■ **Raw data**
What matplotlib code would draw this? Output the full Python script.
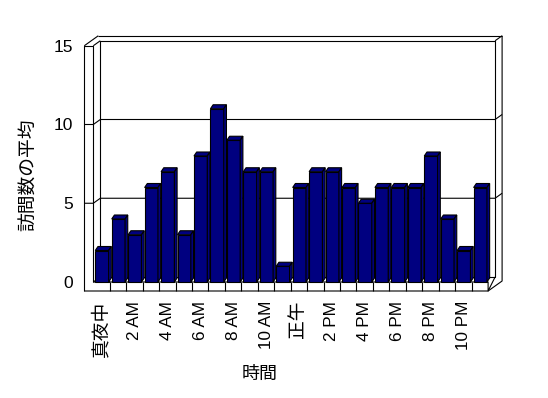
import numpy as np
import matplotlib
matplotlib.use('Agg')
import matplotlib.pyplot as plt
from matplotlib.patches import Polygon

# hourly averages, midnight .. 11 PM
hours = np.arange(24)
visits = [2, 4, 3, 6, 7, 3, 8, 11, 9, 7, 7, 1,
          6, 7, 7, 6, 5, 6, 6, 6, 8, 4, 2, 6]
tick_labels = ['真夜中', '2 AM', '4 AM', '6 AM', '8 AM', '10 AM',
               '正午', '2 PM', '4 PM', '6 PM', '8 PM', '10 PM']
y_ticks = [0, 5, 10, 15]

plt.rcParams['font.family'] = ['Liberation Sans', 'Noto Sans CJK JP', 'DejaVu Sans']

W, H = 548, 398
fig = plt.figure(figsize=(W / 100, H / 100), dpi=100)
fig.patch.set_facecolor('white')

# front plane of the 3d box in pixels
x0_px, cat_px = 93.3, 16.45
y0_px, val_px = 282.0, 15.75
ax = fig.add_axes([x0_px / W, (H - y0_px) / H,
                   24 * cat_px / W, 15 * val_px / H])
ax.set_xlim(0, 24)
ax.set_ylim(0, 15)
for s in ax.spines.values():
    s.set_visible(False)
ax.set_facecolor('none')

# depth offsets (data units)
dx, dy = 7 / cat_px, 5 / val_px        # half depth (back wall front face)
tw, tf = 9 / cat_px, 9 / val_px        # wall / floor thickness
top = 15
lw = 0.8
kw = dict(color='black', lw=lw, clip_on=False, zorder=1, solid_capstyle='butt')

# back wall + gridlines
ax.plot([dx, 24 + dx, 24 + dx, dx, dx], [dy, dy, top + dy, top + dy, dy], **kw)
ax.plot([-tw + 2 * dx, 24 + 2 * dx], [top + 2 * dy] * 2, **kw)
ax.plot([24 + dx, 24 + 2 * dx], [top + dy, top + 2 * dy], **kw)
for v in [5, 10]:
    ax.plot([-tw, 0, dx, 24 + dx, 24 + 2 * dx],
            [v, v, v + dy, v + dy, v + 2 * dy], **kw)

# left wall
ax.plot([-tw, -tw, 0, 0], [-tf, top, top, 0], **kw)
ax.plot([-tw, -tw + 2 * dx], [top, top + 2 * dy], **kw)
ax.plot([0, dx], [top, top + dy], **kw)
ax.plot([0, dx], [0, dy], **kw)

# floor
ax.plot([-tw, 24, 24 + 2 * dx, 24 + 2 * dx], [-tf, -tf, -tf + 2 * dy, top + 2 * dy], **kw)
ax.plot([0, 24, 24, 24 + dx], [0, 0, -tf, dy], **kw)
for c in range(1, 24):
    ax.plot([c, c], [-tf, 0], **kw)

# bars
bx0, bx1 = 0.12, 0.93
bdx, bdy = 2.7 / cat_px, 4 / val_px
navy = '#000080'
for c, v in zip(hours, visits):
    l, r = c + bx0, c + bx1
    faces = [
        [(l, 0), (r, 0), (r, v), (l, v)],
        [(l, v), (r, v), (r + bdx, v + bdy), (l + bdx, v + bdy)],
        [(r, 0), (r + bdx, bdy), (r + bdx, v + bdy), (r, v)],
    ]
    for f in faces:
        ax.add_patch(Polygon(f, closed=True, facecolor=navy, edgecolor='black',
                             lw=lw, clip_on=False, zorder=3))

ax.set_xticks(hours[::2] + 0.5)
ax.set_xticklabels(tick_labels, rotation=90)
ax.set_yticks(y_ticks)
ax.set_yticklabels([str(t) for t in y_ticks])
ax.tick_params(axis='x', length=0, pad=13.5, labelsize=12.3)
ax.tick_params(axis='y', length=0, pad=14.5, labelsize=12.5)
for t in ax.get_xticklabels():
    if not t.get_text()[0].isdigit():
        t.set_fontsize(13.5)

ax.set_ylabel('訪問数の平均', fontsize=13.5)
ax.yaxis.set_label_coords((38 - x0_px) / (24 * cat_px), (H - 175 - (H - y0_px)) / (15 * val_px))
ax.set_xlabel('時間', fontsize=13)
ax.xaxis.set_label_coords((260 - x0_px) / (24 * cat_px), -(366 - y0_px) / (15 * val_px))

fig.savefig('out.png', dpi=100, facecolor='white')
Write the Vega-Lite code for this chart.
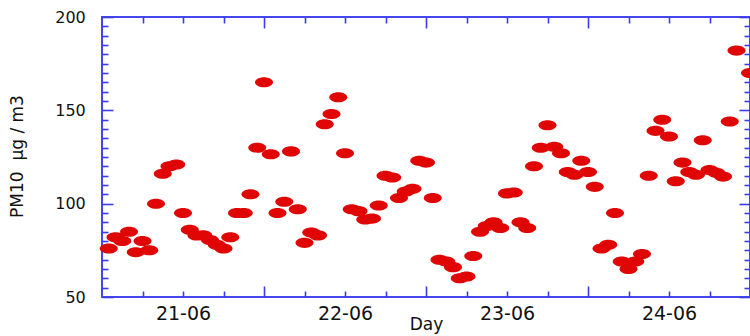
{
  "$schema": "https://vega.github.io/schema/vega-lite/v6.json",
  "usermeta": {"embedOptions": {"actions": false}},
  "width": 648,
  "height": 280,
  "autosize": {"type": "none"},
  "padding": {"left": 102, "top": 17, "right": 0, "bottom": 39},
  "background": "white",
  "data": {
    "values": [
      {"time": "2003-06-21T01:00", "pm10": 76},
      {"time": "2003-06-21T02:00", "pm10": 82},
      {"time": "2003-06-21T03:00", "pm10": 80},
      {"time": "2003-06-21T04:00", "pm10": 85},
      {"time": "2003-06-21T05:00", "pm10": 74},
      {"time": "2003-06-21T06:00", "pm10": 80},
      {"time": "2003-06-21T07:00", "pm10": 75},
      {"time": "2003-06-21T08:00", "pm10": 100},
      {"time": "2003-06-21T09:00", "pm10": 116},
      {"time": "2003-06-21T10:00", "pm10": 120},
      {"time": "2003-06-21T11:00", "pm10": 121},
      {"time": "2003-06-21T12:00", "pm10": 95},
      {"time": "2003-06-21T13:00", "pm10": 86},
      {"time": "2003-06-21T14:00", "pm10": 83},
      {"time": "2003-06-21T15:00", "pm10": 83},
      {"time": "2003-06-21T16:00", "pm10": 80.5},
      {"time": "2003-06-21T17:00", "pm10": 78},
      {"time": "2003-06-21T18:00", "pm10": 76},
      {"time": "2003-06-21T19:00", "pm10": 82},
      {"time": "2003-06-21T20:00", "pm10": 95},
      {"time": "2003-06-21T21:00", "pm10": 95},
      {"time": "2003-06-21T22:00", "pm10": 105},
      {"time": "2003-06-21T23:00", "pm10": 130},
      {"time": "2003-06-22T00:00", "pm10": 165},
      {"time": "2003-06-22T01:00", "pm10": 126.5},
      {"time": "2003-06-22T02:00", "pm10": 95},
      {"time": "2003-06-22T03:00", "pm10": 101},
      {"time": "2003-06-22T04:00", "pm10": 128},
      {"time": "2003-06-22T05:00", "pm10": 97},
      {"time": "2003-06-22T06:00", "pm10": 79},
      {"time": "2003-06-22T07:00", "pm10": 84.5},
      {"time": "2003-06-22T08:00", "pm10": 83},
      {"time": "2003-06-22T09:00", "pm10": 142.5},
      {"time": "2003-06-22T10:00", "pm10": 148},
      {"time": "2003-06-22T11:00", "pm10": 157},
      {"time": "2003-06-22T12:00", "pm10": 127},
      {"time": "2003-06-22T13:00", "pm10": 97},
      {"time": "2003-06-22T14:00", "pm10": 96},
      {"time": "2003-06-22T15:00", "pm10": 91.5},
      {"time": "2003-06-22T16:00", "pm10": 92},
      {"time": "2003-06-22T17:00", "pm10": 99},
      {"time": "2003-06-22T18:00", "pm10": 115},
      {"time": "2003-06-22T19:00", "pm10": 114},
      {"time": "2003-06-22T20:00", "pm10": 103},
      {"time": "2003-06-22T21:00", "pm10": 106.5},
      {"time": "2003-06-22T22:00", "pm10": 108},
      {"time": "2003-06-22T23:00", "pm10": 123},
      {"time": "2003-06-23T00:00", "pm10": 122},
      {"time": "2003-06-23T01:00", "pm10": 103},
      {"time": "2003-06-23T02:00", "pm10": 70},
      {"time": "2003-06-23T03:00", "pm10": 69},
      {"time": "2003-06-23T04:00", "pm10": 66},
      {"time": "2003-06-23T05:00", "pm10": 60},
      {"time": "2003-06-23T06:00", "pm10": 61},
      {"time": "2003-06-23T07:00", "pm10": 72},
      {"time": "2003-06-23T08:00", "pm10": 85},
      {"time": "2003-06-23T09:00", "pm10": 88},
      {"time": "2003-06-23T10:00", "pm10": 90},
      {"time": "2003-06-23T11:00", "pm10": 87},
      {"time": "2003-06-23T12:00", "pm10": 105.5},
      {"time": "2003-06-23T13:00", "pm10": 106},
      {"time": "2003-06-23T14:00", "pm10": 90},
      {"time": "2003-06-23T15:00", "pm10": 87},
      {"time": "2003-06-23T16:00", "pm10": 120},
      {"time": "2003-06-23T17:00", "pm10": 130},
      {"time": "2003-06-23T18:00", "pm10": 142},
      {"time": "2003-06-23T19:00", "pm10": 130.5},
      {"time": "2003-06-23T20:00", "pm10": 127},
      {"time": "2003-06-23T21:00", "pm10": 117},
      {"time": "2003-06-23T22:00", "pm10": 115.5},
      {"time": "2003-06-23T23:00", "pm10": 123},
      {"time": "2003-06-24T00:00", "pm10": 117},
      {"time": "2003-06-24T01:00", "pm10": 109},
      {"time": "2003-06-24T02:00", "pm10": 76},
      {"time": "2003-06-24T03:00", "pm10": 78},
      {"time": "2003-06-24T04:00", "pm10": 95},
      {"time": "2003-06-24T05:00", "pm10": 69},
      {"time": "2003-06-24T06:00", "pm10": 65},
      {"time": "2003-06-24T07:00", "pm10": 69},
      {"time": "2003-06-24T08:00", "pm10": 73},
      {"time": "2003-06-24T09:00", "pm10": 115},
      {"time": "2003-06-24T10:00", "pm10": 139},
      {"time": "2003-06-24T11:00", "pm10": 145},
      {"time": "2003-06-24T12:00", "pm10": 136},
      {"time": "2003-06-24T13:00", "pm10": 112},
      {"time": "2003-06-24T14:00", "pm10": 122},
      {"time": "2003-06-24T15:00", "pm10": 117},
      {"time": "2003-06-24T16:00", "pm10": 115.5},
      {"time": "2003-06-24T17:00", "pm10": 134},
      {"time": "2003-06-24T18:00", "pm10": 118},
      {"time": "2003-06-24T19:00", "pm10": 116.5},
      {"time": "2003-06-24T20:00", "pm10": 114.5},
      {"time": "2003-06-24T21:00", "pm10": 144},
      {"time": "2003-06-24T22:00", "pm10": 182},
      {"time": "2003-06-25T00:00", "pm10": 170}
    ]
  },
  "config": {
    "view": {"stroke": "#4646ee", "strokeWidth": 2},
    "axis": {
      "grid": false,
      "domain": false,
      "tickColor": "#3c3ce6",
      "tickWidth": 1.6,
      "labelColor": "#111111",
      "titleColor": "#111111",
      "labelFont": "DejaVu Sans",
      "titleFont": "DejaVu Sans",
      "titleFontWeight": "normal"
    }
  },
  "resolve": {"axis": {"x": "independent", "y": "independent"}},
  "layer": [
    {
      "mark": {
        "type": "point",
        "shape": "M-1,0A1,0.56,0,1,0,1,0A1,0.56,0,1,0,-1,0Z",
        "filled": true,
        "size": 324,
        "color": "#e00606",
        "opacity": 1
      },
      "encoding": {
        "x": {
          "field": "time",
          "type": "temporal",
          "scale": {
            "domain": [
              {"year": 2003, "month": 6, "date": 21, "hours": 0},
              {"year": 2003, "month": 6, "date": 25, "hours": 0}
            ]
          },
          "axis": {
            "orient": "bottom",
            "values": [
              {"year": 2003, "month": 6, "date": 21, "hours": 12},
              {"year": 2003, "month": 6, "date": 22, "hours": 12},
              {"year": 2003, "month": 6, "date": 23, "hours": 12},
              {"year": 2003, "month": 6, "date": 24, "hours": 12}
            ],
            "format": "%d-%m",
            "ticks": false,
            "labelPadding": 7,
            "labelFontSize": 19,
            "title": "Day",
            "titleFontSize": 17,
            "titleX": 324,
            "titleY": 19
          }
        },
        "y": {
          "field": "pm10",
          "type": "quantitative",
          "scale": {"domain": [50, 200], "nice": false, "zero": false},
          "axis": {
            "orient": "left",
            "values": [50, 100, 150, 200],
            "tickSize": -11,
            "labelPadding": 27.7,
            "labelFontSize": 16,
            "title": "PM10\u00a0\u00a0µg\u00a0/\u00a0m3",
            "titleFontSize": 17,
            "titleX": -76,
            "titleY": 139
          }
        }
      }
    },
    {
      "mark": {"type": "point", "opacity": 0},
      "encoding": {
        "x": {
          "field": "time",
          "type": "temporal",
          "axis": {
            "orient": "bottom",
            "values": [
              {"year": 2003, "month": 6, "date": 21, "hours": 6},
              {"year": 2003, "month": 6, "date": 21, "hours": 12},
              {"year": 2003, "month": 6, "date": 21, "hours": 18},
              {"year": 2003, "month": 6, "date": 22, "hours": 6},
              {"year": 2003, "month": 6, "date": 22, "hours": 12},
              {"year": 2003, "month": 6, "date": 22, "hours": 18},
              {"year": 2003, "month": 6, "date": 23, "hours": 6},
              {"year": 2003, "month": 6, "date": 23, "hours": 12},
              {"year": 2003, "month": 6, "date": 23, "hours": 18},
              {"year": 2003, "month": 6, "date": 24, "hours": 6},
              {"year": 2003, "month": 6, "date": 24, "hours": 12},
              {"year": 2003, "month": 6, "date": 24, "hours": 18}
            ],
            "tickSize": -6,
            "labels": false,
            "title": null
          }
        },
        "y": {
          "field": "pm10",
          "type": "quantitative",
          "axis": {
            "orient": "left",
            "values": [55, 60, 65, 70, 75, 80, 85, 90, 95, 105, 110, 115, 120, 125, 130, 135, 140, 145, 155, 160, 165, 170, 175, 180, 185, 190, 195],
            "tickSize": -6,
            "labels": false,
            "title": null
          }
        }
      }
    },
    {
      "mark": {"type": "point", "opacity": 0},
      "encoding": {
        "x": {
          "field": "time",
          "type": "temporal",
          "axis": {
            "orient": "bottom",
            "values": [
              {"year": 2003, "month": 6, "date": 22, "hours": 0},
              {"year": 2003, "month": 6, "date": 23, "hours": 0},
              {"year": 2003, "month": 6, "date": 24, "hours": 0}
            ],
            "tickSize": -11,
            "labels": false,
            "title": null
          }
        },
        "y": {
          "field": "pm10",
          "type": "quantitative",
          "axis": {
            "orient": "right",
            "values": [50, 100, 150, 200],
            "tickSize": -11,
            "labels": false,
            "title": null
          }
        }
      }
    },
    {
      "mark": {"type": "point", "opacity": 0},
      "encoding": {
        "x": {
          "field": "time",
          "type": "temporal",
          "axis": {
            "orient": "top",
            "values": [
              {"year": 2003, "month": 6, "date": 21, "hours": 6},
              {"year": 2003, "month": 6, "date": 21, "hours": 12},
              {"year": 2003, "month": 6, "date": 21, "hours": 18},
              {"year": 2003, "month": 6, "date": 22, "hours": 6},
              {"year": 2003, "month": 6, "date": 22, "hours": 12},
              {"year": 2003, "month": 6, "date": 22, "hours": 18},
              {"year": 2003, "month": 6, "date": 23, "hours": 6},
              {"year": 2003, "month": 6, "date": 23, "hours": 12},
              {"year": 2003, "month": 6, "date": 23, "hours": 18},
              {"year": 2003, "month": 6, "date": 24, "hours": 6},
              {"year": 2003, "month": 6, "date": 24, "hours": 12},
              {"year": 2003, "month": 6, "date": 24, "hours": 18}
            ],
            "tickSize": -6,
            "labels": false,
            "title": null
          }
        },
        "y": {
          "field": "pm10",
          "type": "quantitative",
          "axis": {
            "orient": "right",
            "values": [55, 60, 65, 70, 75, 80, 85, 90, 95, 105, 110, 115, 120, 125, 130, 135, 140, 145, 155, 160, 165, 170, 175, 180, 185, 190, 195],
            "tickSize": -6,
            "labels": false,
            "title": null
          }
        }
      }
    },
    {
      "mark": {"type": "point", "opacity": 0},
      "encoding": {
        "x": {
          "field": "time",
          "type": "temporal",
          "axis": {
            "orient": "top",
            "values": [
              {"year": 2003, "month": 6, "date": 22, "hours": 0},
              {"year": 2003, "month": 6, "date": 23, "hours": 0},
              {"year": 2003, "month": 6, "date": 24, "hours": 0}
            ],
            "tickSize": -11,
            "labels": false,
            "title": null
          }
        },
        "y": {"field": "pm10", "type": "quantitative", "axis": null}
      }
    }
  ]
}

■ **Requirement**
Leave the pictures out and repeat exactly the lines from the beginning of the records to the line bearing "ax.plot([0, dx], [0, dy], **kw)", both ends counted.

■ **Final result**
What matplotlib code would draw this? Output the full Python script.
import numpy as np
import matplotlib
matplotlib.use('Agg')
import matplotlib.pyplot as plt
from matplotlib.patches import Polygon

# hourly averages, midnight .. 11 PM
hours = np.arange(24)
visits = [2, 4, 3, 6, 7, 3, 8, 11, 9, 7, 7, 1,
          6, 7, 7, 6, 5, 6, 6, 6, 8, 4, 2, 6]
tick_labels = ['真夜中', '2 AM', '4 AM', '6 AM', '8 AM', '10 AM',
               '正午', '2 PM', '4 PM', '6 PM', '8 PM', '10 PM']
y_ticks = [0, 5, 10, 15]

plt.rcParams['font.family'] = ['Liberation Sans', 'Noto Sans CJK JP', 'DejaVu Sans']

W, H = 548, 398
fig = plt.figure(figsize=(W / 100, H / 100), dpi=100)
fig.patch.set_facecolor('white')

# front plane of the 3d box in pixels
x0_px, cat_px = 93.3, 16.45
y0_px, val_px = 282.0, 15.75
ax = fig.add_axes([x0_px / W, (H - y0_px) / H,
                   24 * cat_px / W, 15 * val_px / H])
ax.set_xlim(0, 24)
ax.set_ylim(0, 15)
for s in ax.spines.values():
    s.set_visible(False)
ax.set_facecolor('none')

# depth offsets (data units)
dx, dy = 7 / cat_px, 5 / val_px        # half depth (back wall front face)
tw, tf = 9 / cat_px, 9 / val_px        # wall / floor thickness
top = 15
lw = 0.8
kw = dict(color='black', lw=lw, clip_on=False, zorder=1, solid_capstyle='butt')

# back wall + gridlines
ax.plot([dx, 24 + dx, 24 + dx, dx, dx], [dy, dy, top + dy, top + dy, dy], **kw)
ax.plot([-tw + 2 * dx, 24 + 2 * dx], [top + 2 * dy] * 2, **kw)
ax.plot([24 + dx, 24 + 2 * dx], [top + dy, top + 2 * dy], **kw)
for v in [5, 10]:
    ax.plot([-tw, 0, dx, 24 + dx, 24 + 2 * dx],
            [v, v, v + dy, v + dy, v + 2 * dy], **kw)

# left wall
ax.plot([-tw, -tw, 0, 0], [-tf, top, top, 0], **kw)
ax.plot([-tw, -tw + 2 * dx], [top, top + 2 * dy], **kw)
ax.plot([0, dx], [top, top + dy], **kw)
ax.plot([0, dx], [0, dy], **kw)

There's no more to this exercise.